What is needed =>
Each line of the data that includes the string "source" is to be copied out.

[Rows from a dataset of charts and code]
==========

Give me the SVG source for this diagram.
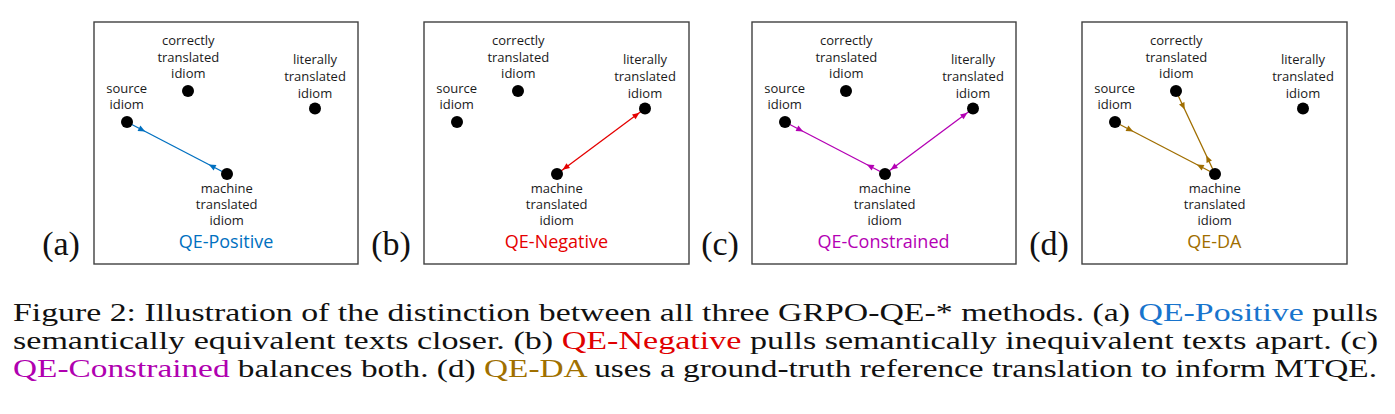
<svg xmlns="http://www.w3.org/2000/svg" width="1395" height="414" viewBox="0 0 1395 414">
<style>
.frame{fill:#fff;stroke:#404040;stroke-width:1.4}
.dot{fill:#000}
.lbl{font-family:"Open Sans","Noto Sans",sans-serif;font-size:13px;fill:#1a1a1a;text-anchor:middle}
.qe{font-family:"Open Sans","Noto Sans",sans-serif;font-size:18px;text-anchor:middle}
.tag{font-family:"Liberation Serif",serif;font-size:34px;fill:#111;text-anchor:middle}
.cap{font-family:"Liberation Serif",serif;font-size:26px;fill:#111}
.conn{fill:none;stroke-width:1.3}
.blue{stroke:#0070C0}
.red{stroke:#E50000}
.mag{stroke:#B400B4}
.brn{stroke:#A06E00}
marker{overflow:visible}
</style>
<defs>
<marker id="pS-blue" markerUnits="userSpaceOnUse" markerWidth="1" markerHeight="1" refX="0" refY="0" orient="auto"><path d="M13.5,-3 L20.5,0 L13.5,3 z" fill="#0070C0"/></marker>
<marker id="pE-blue" markerUnits="userSpaceOnUse" markerWidth="1" markerHeight="1" refX="0" refY="0" orient="auto"><path d="M-13.5,-3 L-20.5,0 L-13.5,3 z" fill="#0070C0"/></marker>
<marker id="pS-mag" markerUnits="userSpaceOnUse" markerWidth="1" markerHeight="1" refX="0" refY="0" orient="auto"><path d="M13.5,-3 L20.5,0 L13.5,3 z" fill="#B400B4"/></marker>
<marker id="pE-mag" markerUnits="userSpaceOnUse" markerWidth="1" markerHeight="1" refX="0" refY="0" orient="auto"><path d="M-13.5,-3 L-20.5,0 L-13.5,3 z" fill="#B400B4"/></marker>
<marker id="pS-brn" markerUnits="userSpaceOnUse" markerWidth="1" markerHeight="1" refX="0" refY="0" orient="auto"><path d="M13.5,-3 L20.5,0 L13.5,3 z" fill="#A06E00"/></marker>
<marker id="pE-brn" markerUnits="userSpaceOnUse" markerWidth="1" markerHeight="1" refX="0" refY="0" orient="auto"><path d="M-13.5,-3 L-20.5,0 L-13.5,3 z" fill="#A06E00"/></marker>
<marker id="aS-red" markerUnits="userSpaceOnUse" markerWidth="1" markerHeight="1" refX="0" refY="0" orient="auto"><path d="M14,-3 L7,0 L14,3 z" fill="#E50000"/></marker>
<marker id="aE-red" markerUnits="userSpaceOnUse" markerWidth="1" markerHeight="1" refX="0" refY="0" orient="auto"><path d="M-14,-3 L-7,0 L-14,3 z" fill="#E50000"/></marker>
<marker id="aS-mag" markerUnits="userSpaceOnUse" markerWidth="1" markerHeight="1" refX="0" refY="0" orient="auto"><path d="M14,-3 L7,0 L14,3 z" fill="#B400B4"/></marker>
<marker id="aE-mag" markerUnits="userSpaceOnUse" markerWidth="1" markerHeight="1" refX="0" refY="0" orient="auto"><path d="M-14,-3 L-7,0 L-14,3 z" fill="#B400B4"/></marker>
</defs>

<!-- Panel (a) -->
<text class="tag" x="61" y="255">(a)</text>
<g id="panel-a" transform="translate(94,22)">
  <rect class="frame" x="0" y="0" width="264" height="242"/>
  <g id="a-connectors">
    <path class="conn blue" d="M33,100 L133,152" marker-start="url(#pS-blue)" marker-end="url(#pE-blue)"/>
  </g>
  <g id="a-source"><circle class="dot" cx="33" cy="100" r="6"/><text class="lbl" x="32.7" y="70.7">source</text><text class="lbl" x="32.7" y="87.3">idiom</text></g>
  <g id="a-correct"><circle class="dot" cx="94" cy="69" r="6"/><text class="lbl" x="94.3" y="23">correctly</text><text class="lbl" x="94.3" y="39.7">translated</text><text class="lbl" x="94.3" y="56.4">idiom</text></g>
  <g id="a-literal"><circle class="dot" cx="221" cy="86.5" r="6"/><text class="lbl" x="221" y="42.3">literally</text><text class="lbl" x="221" y="59">translated</text><text class="lbl" x="221" y="75.7">idiom</text></g>
  <g id="a-machine"><circle class="dot" cx="133" cy="152" r="6"/><text class="lbl" x="132.7" y="170.8">machine</text><text class="lbl" x="132.7" y="186.7">translated</text><text class="lbl" x="132.7" y="202.6">idiom</text></g>
  <text class="qe" x="132" y="226" fill="#0070C0">QE-Positive</text>
</g>

<!-- Panel (b) -->
<text class="tag" x="391" y="255">(b)</text>
<g id="panel-b" transform="translate(424,22)">
  <rect class="frame" x="0" y="0" width="265" height="242"/>
  <g id="b-connectors">
    <path class="conn red" d="M133,152 L221,86.5" marker-start="url(#aS-red)" marker-end="url(#aE-red)"/>
  </g>
  <g id="b-source"><circle class="dot" cx="33" cy="100" r="6"/><text class="lbl" x="32.7" y="70.7">source</text><text class="lbl" x="32.7" y="87.3">idiom</text></g>
  <g id="b-correct"><circle class="dot" cx="94" cy="69" r="6"/><text class="lbl" x="94.3" y="23">correctly</text><text class="lbl" x="94.3" y="39.7">translated</text><text class="lbl" x="94.3" y="56.4">idiom</text></g>
  <g id="b-literal"><circle class="dot" cx="221" cy="86.5" r="6"/><text class="lbl" x="221" y="42.3">literally</text><text class="lbl" x="221" y="59">translated</text><text class="lbl" x="221" y="75.7">idiom</text></g>
  <g id="b-machine"><circle class="dot" cx="133" cy="152" r="6"/><text class="lbl" x="132.7" y="170.8">machine</text><text class="lbl" x="132.7" y="186.7">translated</text><text class="lbl" x="132.7" y="202.6">idiom</text></g>
  <text class="qe" x="132.5" y="226" fill="#E50000">QE-Negative</text>
</g>

<!-- Panel (c) -->
<text class="tag" x="720" y="255">(c)</text>
<g id="panel-c" transform="translate(752,22)">
  <rect class="frame" x="0" y="0" width="264" height="242"/>
  <g id="c-connectors">
    <path class="conn mag" d="M33,100 L133,152" marker-start="url(#pS-mag)" marker-end="url(#pE-mag)"/>
    <path class="conn mag" d="M133,152 L221,86.5" marker-start="url(#aS-mag)" marker-end="url(#aE-mag)"/>
  </g>
  <g id="c-source"><circle class="dot" cx="33" cy="100" r="6"/><text class="lbl" x="32.7" y="70.7">source</text><text class="lbl" x="32.7" y="87.3">idiom</text></g>
  <g id="c-correct"><circle class="dot" cx="94" cy="69" r="6"/><text class="lbl" x="94.3" y="23">correctly</text><text class="lbl" x="94.3" y="39.7">translated</text><text class="lbl" x="94.3" y="56.4">idiom</text></g>
  <g id="c-literal"><circle class="dot" cx="221" cy="86.5" r="6"/><text class="lbl" x="221" y="42.3">literally</text><text class="lbl" x="221" y="59">translated</text><text class="lbl" x="221" y="75.7">idiom</text></g>
  <g id="c-machine"><circle class="dot" cx="133" cy="152" r="6"/><text class="lbl" x="132.7" y="170.8">machine</text><text class="lbl" x="132.7" y="186.7">translated</text><text class="lbl" x="132.7" y="202.6">idiom</text></g>
  <text class="qe" x="131.5" y="226" fill="#B400B4">QE-Constrained</text>
</g>

<!-- Panel (d) -->
<text class="tag" x="1049" y="255">(d)</text>
<g id="panel-d" transform="translate(1082,22)">
  <rect class="frame" x="0" y="0" width="265" height="242"/>
  <g id="d-connectors">
    <path class="conn brn" d="M33,100 L133,152" marker-start="url(#pS-brn)" marker-end="url(#pE-brn)"/>
    <path class="conn brn" d="M94,69 L133,152" marker-start="url(#pS-brn)" marker-end="url(#pE-brn)"/>
  </g>
  <g id="d-source"><circle class="dot" cx="33" cy="100" r="6"/><text class="lbl" x="32.7" y="70.7">source</text><text class="lbl" x="32.7" y="87.3">idiom</text></g>
  <g id="d-correct"><circle class="dot" cx="94" cy="69" r="6"/><text class="lbl" x="94.3" y="23">correctly</text><text class="lbl" x="94.3" y="39.7">translated</text><text class="lbl" x="94.3" y="56.4">idiom</text></g>
  <g id="d-literal"><circle class="dot" cx="221" cy="86.5" r="6"/><text class="lbl" x="221" y="42.3">literally</text><text class="lbl" x="221" y="59">translated</text><text class="lbl" x="221" y="75.7">idiom</text></g>
  <g id="d-machine"><circle class="dot" cx="133" cy="152" r="6"/><text class="lbl" x="132.7" y="170.8">machine</text><text class="lbl" x="132.7" y="186.7">translated</text><text class="lbl" x="132.7" y="202.6">idiom</text></g>
  <text class="qe" x="132.3" y="226" fill="#A06E00">QE-DA</text>
</g>

<!-- Caption -->
<g id="caption">
<text class="cap" x="13" y="320.5" textLength="1365" lengthAdjust="spacingAndGlyphs">Figure 2: Illustration of the distinction between all three GRPO-QE-* methods. (a) <tspan fill="#1874CD">QE-Positive</tspan> pulls</text>
<text class="cap" x="13" y="348.8" textLength="1365" lengthAdjust="spacingAndGlyphs">semantically equivalent texts closer. (b) <tspan fill="#E00000">QE-Negative</tspan> pulls semantically inequivalent texts apart. (c)</text>
<text class="cap" x="13" y="377" textLength="1364" lengthAdjust="spacingAndGlyphs"><tspan fill="#B000B0">QE-Constrained</tspan> balances both. (d) <tspan fill="#A07000">QE-DA</tspan> uses a ground-truth reference translation to inform MTQE.</text>
</g>
</svg>
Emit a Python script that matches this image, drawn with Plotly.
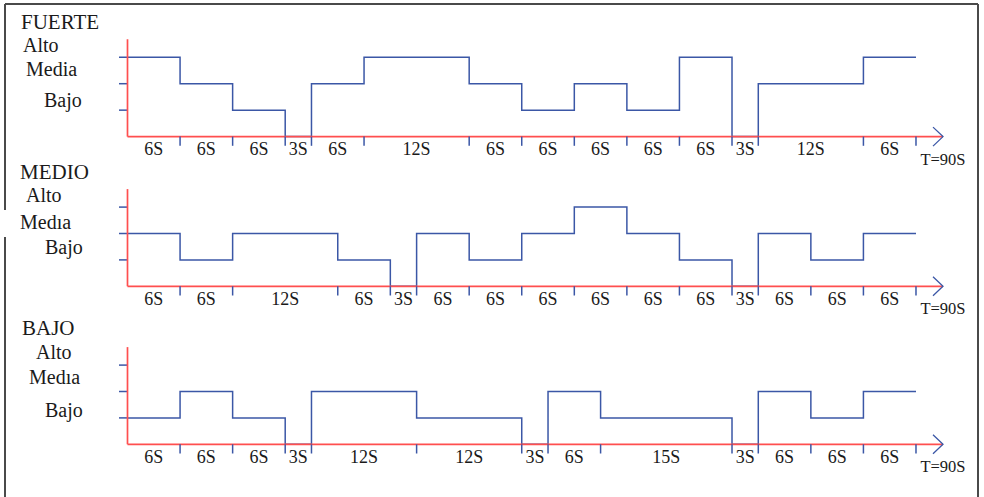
import plotly.graph_objects as go
import numpy as np

# ---------------- data ----------------
panel_titles = ["FUERTE", "MEDIO", "BAJO"]
level_names_fuerte = ["Alto", "Media", "Bajo"]
level_names_medio = ["Alto", "Medıa", "Bajo"]
level_names_bajo = ["Alto", "Medıa", "Bajo"]

fuerte_dur = [6, 6, 6, 3, 6, 12, 6, 6, 6, 6, 6, 3, 12, 6]
fuerte_lvl = [3, 2, 1, 0, 2, 3, 2, 1, 2, 1, 3, 0, 2, 3]

medio_dur = [6, 6, 12, 6, 3, 6, 6, 6, 6, 6, 6, 3, 6, 6, 6]
medio_lvl = [2, 1, 2, 1, 0, 2, 1, 2, 3, 2, 1, 0, 2, 1, 2]

bajo_dur = [6, 6, 6, 3, 12, 12, 3, 6, 15, 3, 6, 6, 6]
bajo_lvl = [1, 2, 1, 0, 2, 1, 0, 2, 1, 0, 2, 1, 2]

total_label = "T=90S"

# ---------------- styling / layout ----------------
W, H = 984, 497
X0_PX, PX_PER_S = 127.5, 8.761
BASE_PX = [136.6, 286.3, 444.3]
STEP_PX = [26.45, 26.4, 26.4]
BLUE = "#3B57A6"
RED = "#FF4F4F"
TXT = "#1a1a1a"
FONT = "Liberation Serif"

x_range = [-X0_PX / PX_PER_S, (W - X0_PX) / PX_PER_S]

fig = go.Figure()
panels = [
    (fuerte_dur, fuerte_lvl, level_names_fuerte),
    (medio_dur, medio_lvl, level_names_medio),
    (bajo_dur, bajo_lvl, level_names_bajo),
]
ytick_len = 8.5 / PX_PER_S
arrow_tip = (943 - X0_PX) / PX_PER_S
arrow_back = (933 - X0_PX) / PX_PER_S

for i, (dur, lvl, names) in enumerate(panels):
    ya = "y" if i == 0 else f"y{i+1}"
    bounds = np.concatenate([[0], np.cumsum(dur)])
    s = STEP_PX[i]
    # step signal
    fig.add_trace(go.Scatter(
        x=bounds, y=list(lvl) + [lvl[-1]], mode="lines", line_shape="hv",
        line=dict(color=BLUE, width=1.5), yaxis=ya, hoverinfo="skip"))
    # y ticks
    tx, ty = [], []
    for L in (1, 2, 3):
        tx += [-ytick_len, 0, None]
        ty += [L, L, None]
    fig.add_trace(go.Scatter(x=tx, y=ty, mode="lines",
                             line=dict(color=BLUE, width=1.5), yaxis=ya, hoverinfo="skip"))
    # red axes
    fig.add_trace(go.Scatter(
        x=[0, 0, None, 0, arrow_tip], y=[3 + 18 / s, 0, None, 0, 0], mode="lines",
        line=dict(color=RED, width=1.7), yaxis=ya, hoverinfo="skip"))
    # bottom ticks
    bx, by = [], []
    for b in bounds[1:]:
        bx += [b, b, None]
        by += [0, -9.2 / s, None]
    fig.add_trace(go.Scatter(x=bx, y=by, mode="lines",
                             line=dict(color=BLUE, width=1.5), yaxis=ya, hoverinfo="skip"))
    # arrow head
    fig.add_trace(go.Scatter(x=[arrow_back, arrow_tip, arrow_back],
                             y=[9.5 / s, 0, -9.5 / s], mode="lines",
                             line=dict(color=BLUE, width=1.3), yaxis=ya, hoverinfo="skip"))
    # segment labels
    mids = (bounds[:-1] + bounds[1:]) / 2
    fig.add_trace(go.Scatter(
        x=mids, y=[-13.8 / s] * len(mids), mode="text",
        text=[f"{d}S" for d in dur], textposition="middle center",
        textfont=dict(family=FONT, size=18, color=TXT), yaxis=ya, hoverinfo="skip"))
    # T=90S
    fig.add_trace(go.Scatter(
        x=[arrow_tip], y=[-24 / s], mode="text", text=[total_label],
        textposition="middle center",
        textfont=dict(family=FONT, size=16.5, color=TXT), yaxis=ya, hoverinfo="skip"))

# left labels (pixel positions: x-left, y-center)
label_pos = [
    [(19, 22), (21, 45), (24, 69), (42, 100)],
    [(18, 172), (24, 195), (18, 222), (43, 247)],
    [(20, 328), (34, 352), (27, 377), (43, 410)],
]
annotations = []
for i, title in enumerate(panel_titles):
    texts = [title] + panels[i][2]
    for j, (t, (px, py)) in enumerate(zip(texts, label_pos[i])):
        annotations.append(dict(
            text=t, x=px / W, y=1 - py / H, xref="paper", yref="paper",
            xanchor="left", yanchor="middle", showarrow=False,
            font=dict(family=FONT, size=21 if j == 0 else 20, color=TXT)))

# frame
frame = dict(type="line", xref="paper", yref="paper",
             line=dict(color="#4a4a4a", width=2))
shapes = [
    dict(frame, x0=5 / W, x1=978 / W, y0=1 - 4 / H, y1=1 - 4 / H),
    dict(frame, x0=5 / W, x1=5 / W, y0=1 - 4 / H, y1=1 - 210 / H),
    dict(frame, x0=5 / W, x1=5 / W, y0=1 - 237 / H, y1=0),
    dict(frame, x0=978 / W, x1=978 / W, y0=1 - 4 / H, y1=0),
]

layout_axes = {}
for i in range(3):
    B, s = BASE_PX[i], STEP_PX[i]
    rng = [(B - H) / s, B / s]
    key = "yaxis" if i == 0 else f"yaxis{i+1}"
    ax = dict(range=rng, visible=False, domain=[0, 1], fixedrange=True)
    if i > 0:
        ax["overlaying"] = "y"
    layout_axes[key] = ax

fig.update_layout(
    width=W, height=H, margin=dict(l=0, r=0, t=0, b=0),
    paper_bgcolor="white", plot_bgcolor="white", showlegend=False,
    xaxis=dict(range=x_range, visible=False, fixedrange=True),
    annotations=annotations, shapes=shapes, **layout_axes)

fig.write_html("out.html", config={"displayModeBar": False},
               post_script="document.body.style.margin='0';document.body.style.overflow='hidden';")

==========

Output for this exercise =>
Give me the SVG source for this diagram.
  <g id="a-source"><circle class="dot" cx="33" cy="100" r="6"/><text class="lbl" x="32.7" y="70.7">source</text><text class="lbl" x="32.7" y="87.3">idiom</text></g>
  <g id="b-source"><circle class="dot" cx="33" cy="100" r="6"/><text class="lbl" x="32.7" y="70.7">source</text><text class="lbl" x="32.7" y="87.3">idiom</text></g>
  <g id="c-source"><circle class="dot" cx="33" cy="100" r="6"/><text class="lbl" x="32.7" y="70.7">source</text><text class="lbl" x="32.7" y="87.3">idiom</text></g>
  <g id="d-source"><circle class="dot" cx="33" cy="100" r="6"/><text class="lbl" x="32.7" y="70.7">source</text><text class="lbl" x="32.7" y="87.3">idiom</text></g>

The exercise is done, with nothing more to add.